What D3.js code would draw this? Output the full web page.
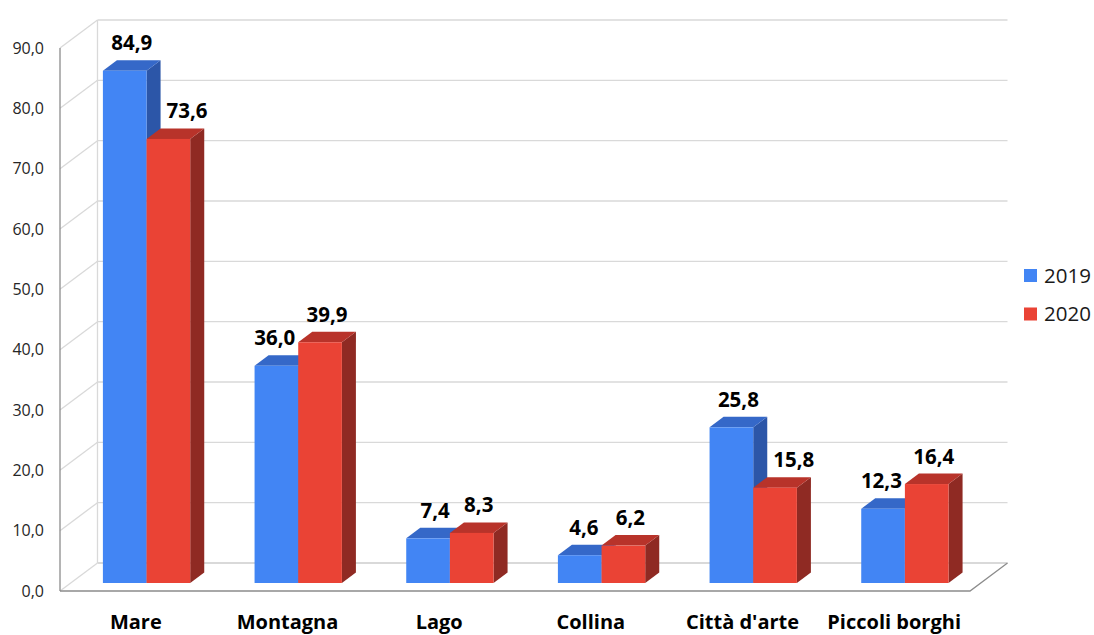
<!DOCTYPE html>
<html>
<head>
<meta charset="utf-8">
<script src="https://cdn.jsdelivr.net/npm/d3@7"></script>
<style>
  html, body { margin: 0; padding: 0; background: #fff; }
  svg { display: block; font-family: "Open Sans", "Noto Sans", sans-serif; }
</style>
</head>
<body>
<svg id="chart" width="1094" height="635"></svg>
<script>
// Destinazioni: confronto 2019 / 2020
const categories = ["Mare", "Montagna", "Lago", "Collina", "Città d'arte", "Piccoli borghi"];
const seriesNames = ["2019", "2020"];
const values2019 = [84.9, 36.0, 7.4, 4.6, 25.8, 12.3];
const values2020 = [73.6, 39.9, 8.3, 6.2, 15.8, 16.4];
const yTicks = [0, 10, 20, 30, 40, 50, 60, 70, 80, 90];

const seriesValues = [values2019, values2020];
const colors = {
  "2019": { front: "#4285f4", top: "#3568c8", side: "#2c56a8" },
  "2020": { front: "#ea4335", top: "#b8332a", side: "#8f2a23" }
};

const svg = d3.select("#chart");

// front plane of the 3D box
const x = d3.scaleBand().domain(categories).range([60, 970]);
const y = d3.scaleLinear().domain([0, 90]).range([591, 48]);
// full depth offset of the box (front → back wall)
const DX = 37.5, DY = -28;
const pt = (px, v, d) => [px + DX * d, y(v) + DY * d];

const inner = d3.scaleBand().domain(seriesNames).range([0, x.bandwidth()])
  .paddingInner(0).paddingOuter(0.737);

const fmt = d3.formatLocale({ decimal: ",", thousands: ".", grouping: [3], currency: ["€", ""] }).format(".1f");

// back wall gridlines and side diagonals
const grid = svg.append("g");
yTicks.forEach(t => {
  const a = pt(60, t, 0), b = pt(60, t, 1), c = pt(970, t, 1);
  grid.append("line").attr("x1", a[0]).attr("y1", a[1]).attr("x2", b[0]).attr("y2", b[1])
    .attr("stroke", "#d9d9d9").attr("stroke-width", 1.3);
  grid.append("line").attr("x1", b[0]).attr("y1", b[1]).attr("x2", c[0]).attr("y2", c[1])
    .attr("stroke", "#d9d9d9").attr("stroke-width", t === 0 ? 2 : 1.3);
});
// left edge of back wall
{
  const a = pt(60, 0, 1), b = pt(60, 90, 1);
  grid.append("line").attr("x1", a[0]).attr("y1", a[1]).attr("x2", b[0]).attr("y2", b[1])
    .attr("stroke", "#d9d9d9").attr("stroke-width", 1.3);
}

// floor front edge and right edge
{
  const a = pt(60, 0, 0), b = pt(970, 0, 0), c = pt(970, 0, 1);
  svg.append("path").attr("d", d3.line()([a, b, c]))
    .attr("fill", "none").attr("stroke", "#8c8c8c").attr("stroke-width", 1.3);
  // vertical axis line
  const t = pt(60, 90, 0);
  svg.append("line").attr("x1", a[0]).attr("y1", a[1]).attr("x2", t[0]).attr("y2", t[1])
    .attr("stroke", "#8c8c8c").attr("stroke-width", 1.3);
}

// y tick labels
svg.append("g").selectAll("text").data(yTicks).join("text")
  .attr("x", 44).attr("y", d => y(d))
  .attr("dy", "0.35em")
  .attr("text-anchor", "end")
  .attr("font-size", 16)
  .attr("fill", "#262626")
  .text(d => fmt(d));

// bars
const D0 = 0.286, D1 = 0.66;
const poly = pts => d3.line()(pts) + "Z";
const bars = [];
categories.forEach((c, i) => {
  seriesNames.forEach((s, j) => {
    bars.push({ cat: c, series: s, idx: j, value: seriesValues[j][i],
      x0: x(c) + inner(s), x1: x(c) + inner(s) + inner.bandwidth() });
  });
});

const barG = svg.append("g");
bars.forEach(b => {
  const g = barG.append("g");
  const col = colors[b.series];
  // side face
  g.append("path").attr("d", poly([pt(b.x1, 0, D0), pt(b.x1, 0, D1), pt(b.x1, b.value, D1), pt(b.x1, b.value, D0)]))
    .attr("fill", col.side);
  // top face
  g.append("path").attr("d", poly([pt(b.x0, b.value, D0), pt(b.x1, b.value, D0), pt(b.x1, b.value, D1), pt(b.x0, b.value, D1)]))
    .attr("fill", col.top);
  // front face
  const f0 = pt(b.x0, b.value, D0), f1 = pt(b.x1, 0, D0);
  g.append("rect").attr("x", f0[0]).attr("y", f0[1])
    .attr("width", f1[0] - f0[0]).attr("height", f1[1] - f0[1])
    .attr("fill", col.front);
});

// value labels: centred over the bar top, nudged sideways when the
// neighbouring bar of the pair is taller and would be covered
const labels = svg.append("g").selectAll("text").data(bars).join("text")
  .attr("y", b => pt(b.x0, b.value, D1)[1] - 10)
  .attr("text-anchor", "middle")
  .attr("font-size", 20.5)
  .attr("font-weight", 700)
  .attr("fill", "#000")
  .text(b => fmt(b.value));

labels.attr("x", function (b, i) {
  const w = this.getComputedTextLength();
  let cx = (pt(b.x0, b.value, D0)[0] + pt(b.x1, b.value, D1)[0]) / 2;
  const baseY = pt(b.x0, b.value, D1)[1] - 10;
  const nb = b.idx === 0 ? bars[i + 1] : bars[i - 1];
  const nbTop = pt(nb.x0, nb.value, D1)[1];
  if (nbTop < baseY + 4) {
    if (b.idx === 0) {
      const limit = pt(nb.x0, nb.value, D0)[0] - 3;
      if (cx + w / 2 > limit) cx = limit - w / 2;
    } else {
      const limit = pt(nb.x1, nb.value, D1)[0] + 6;
      if (cx - w / 2 < limit) cx = limit + w / 2;
    }
  }
  return cx;
});

// category labels
svg.append("g").selectAll("text").data(categories).join("text")
  .attr("x", c => x(c) + x.bandwidth() / 2)
  .attr("y", 629)
  .attr("text-anchor", "middle")
  .attr("font-size", 20)
  .attr("font-weight", 700)
  .attr("fill", "#000")
  .text(c => c);

// legend
const legend = svg.append("g").attr("transform", "translate(1024,269)");
seriesNames.forEach((s, i) => {
  const g = legend.append("g").attr("transform", `translate(0,${i * 38.5})`);
  g.append("rect").attr("width", 13).attr("height", 13).attr("fill", colors[s].front);
  g.append("text").attr("x", 20).attr("y", 6.5).attr("dy", "0.36em")
    .attr("font-size", 20.5).attr("fill", "#1a1a1a").text(s);
});
</script>
</body>
</html>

══════════════════════════════

Task requirements:
Return to the listing above and set it down exactly, leaving out its pictures.

Exercise output:
What D3.js code would draw this? Output the full web page.
<!DOCTYPE html>
<html>
<head>
<meta charset="utf-8">
<script src="https://cdn.jsdelivr.net/npm/d3@7"></script>
<style>
  html, body { margin: 0; padding: 0; background: #fff; }
  svg { display: block; font-family: "Open Sans", "Noto Sans", sans-serif; }
</style>
</head>
<body>
<svg id="chart" width="1094" height="635"></svg>
<script>
// Destinazioni: confronto 2019 / 2020
const categories = ["Mare", "Montagna", "Lago", "Collina", "Città d'arte", "Piccoli borghi"];
const seriesNames = ["2019", "2020"];
const values2019 = [84.9, 36.0, 7.4, 4.6, 25.8, 12.3];
const values2020 = [73.6, 39.9, 8.3, 6.2, 15.8, 16.4];
const yTicks = [0, 10, 20, 30, 40, 50, 60, 70, 80, 90];

const seriesValues = [values2019, values2020];
const colors = {
  "2019": { front: "#4285f4", top: "#3568c8", side: "#2c56a8" },
  "2020": { front: "#ea4335", top: "#b8332a", side: "#8f2a23" }
};

const svg = d3.select("#chart");

// front plane of the 3D box
const x = d3.scaleBand().domain(categories).range([60, 970]);
const y = d3.scaleLinear().domain([0, 90]).range([591, 48]);
// full depth offset of the box (front → back wall)
const DX = 37.5, DY = -28;
const pt = (px, v, d) => [px + DX * d, y(v) + DY * d];

const inner = d3.scaleBand().domain(seriesNames).range([0, x.bandwidth()])
  .paddingInner(0).paddingOuter(0.737);

const fmt = d3.formatLocale({ decimal: ",", thousands: ".", grouping: [3], currency: ["€", ""] }).format(".1f");

// back wall gridlines and side diagonals
const grid = svg.append("g");
yTicks.forEach(t => {
  const a = pt(60, t, 0), b = pt(60, t, 1), c = pt(970, t, 1);
  grid.append("line").attr("x1", a[0]).attr("y1", a[1]).attr("x2", b[0]).attr("y2", b[1])
    .attr("stroke", "#d9d9d9").attr("stroke-width", 1.3);
  grid.append("line").attr("x1", b[0]).attr("y1", b[1]).attr("x2", c[0]).attr("y2", c[1])
    .attr("stroke", "#d9d9d9").attr("stroke-width", t === 0 ? 2 : 1.3);
});
// left edge of back wall
{
  const a = pt(60, 0, 1), b = pt(60, 90, 1);
  grid.append("line").attr("x1", a[0]).attr("y1", a[1]).attr("x2", b[0]).attr("y2", b[1])
    .attr("stroke", "#d9d9d9").attr("stroke-width", 1.3);
}

// floor front edge and right edge
{
  const a = pt(60, 0, 0), b = pt(970, 0, 0), c = pt(970, 0, 1);
  svg.append("path").attr("d", d3.line()([a, b, c]))
    .attr("fill", "none").attr("stroke", "#8c8c8c").attr("stroke-width", 1.3);
  // vertical axis line
  const t = pt(60, 90, 0);
  svg.append("line").attr("x1", a[0]).attr("y1", a[1]).attr("x2", t[0]).attr("y2", t[1])
    .attr("stroke", "#8c8c8c").attr("stroke-width", 1.3);
}

// y tick labels
svg.append("g").selectAll("text").data(yTicks).join("text")
  .attr("x", 44).attr("y", d => y(d))
  .attr("dy", "0.35em")
  .attr("text-anchor", "end")
  .attr("font-size", 16)
  .attr("fill", "#262626")
  .text(d => fmt(d));

// bars
const D0 = 0.286, D1 = 0.66;
const poly = pts => d3.line()(pts) + "Z";
const bars = [];
categories.forEach((c, i) => {
  seriesNames.forEach((s, j) => {
    bars.push({ cat: c, series: s, idx: j, value: seriesValues[j][i],
      x0: x(c) + inner(s), x1: x(c) + inner(s) + inner.bandwidth() });
  });
});

const barG = svg.append("g");
bars.forEach(b => {
  const g = barG.append("g");
  const col = colors[b.series];
  // side face
  g.append("path").attr("d", poly([pt(b.x1, 0, D0), pt(b.x1, 0, D1), pt(b.x1, b.value, D1), pt(b.x1, b.value, D0)]))
    .attr("fill", col.side);
  // top face
  g.append("path").attr("d", poly([pt(b.x0, b.value, D0), pt(b.x1, b.value, D0), pt(b.x1, b.value, D1), pt(b.x0, b.value, D1)]))
    .attr("fill", col.top);
  // front face
  const f0 = pt(b.x0, b.value, D0), f1 = pt(b.x1, 0, D0);
  g.append("rect").attr("x", f0[0]).attr("y", f0[1])
    .attr("width", f1[0] - f0[0]).attr("height", f1[1] - f0[1])
    .attr("fill", col.front);
});

// value labels: centred over the bar top, nudged sideways when the
// neighbouring bar of the pair is taller and would be covered
const labels = svg.append("g").selectAll("text").data(bars).join("text")
  .attr("y", b => pt(b.x0, b.value, D1)[1] - 10)
  .attr("text-anchor", "middle")
  .attr("font-size", 20.5)
  .attr("font-weight", 700)
  .attr("fill", "#000")
  .text(b => fmt(b.value));

labels.attr("x", function (b, i) {
  const w = this.getComputedTextLength();
  let cx = (pt(b.x0, b.value, D0)[0] + pt(b.x1, b.value, D1)[0]) / 2;
  const baseY = pt(b.x0, b.value, D1)[1] - 10;
  const nb = b.idx === 0 ? bars[i + 1] : bars[i - 1];
  const nbTop = pt(nb.x0, nb.value, D1)[1];
  if (nbTop < baseY + 4) {
    if (b.idx === 0) {
      const limit = pt(nb.x0, nb.value, D0)[0] - 3;
      if (cx + w / 2 > limit) cx = limit - w / 2;
    } else {
      const limit = pt(nb.x1, nb.value, D1)[0] + 6;
      if (cx - w / 2 < limit) cx = limit + w / 2;
    }
  }
  return cx;
});

// category labels
svg.append("g").selectAll("text").data(categories).join("text")
  .attr("x", c => x(c) + x.bandwidth() / 2)
  .attr("y", 629)
  .attr("text-anchor", "middle")
  .attr("font-size", 20)
  .attr("font-weight", 700)
  .attr("fill", "#000")
  .text(c => c);

// legend
const legend = svg.append("g").attr("transform", "translate(1024,269)");
seriesNames.forEach((s, i) => {
  const g = legend.append("g").attr("transform", `translate(0,${i * 38.5})`);
  g.append("rect").attr("width", 13).attr("height", 13).attr("fill", colors[s].front);
  g.append("text").attr("x", 20).attr("y", 6.5).attr("dy", "0.36em")
    .attr("font-size", 20.5).attr("fill", "#1a1a1a").text(s);
});
</script>
</body>
</html>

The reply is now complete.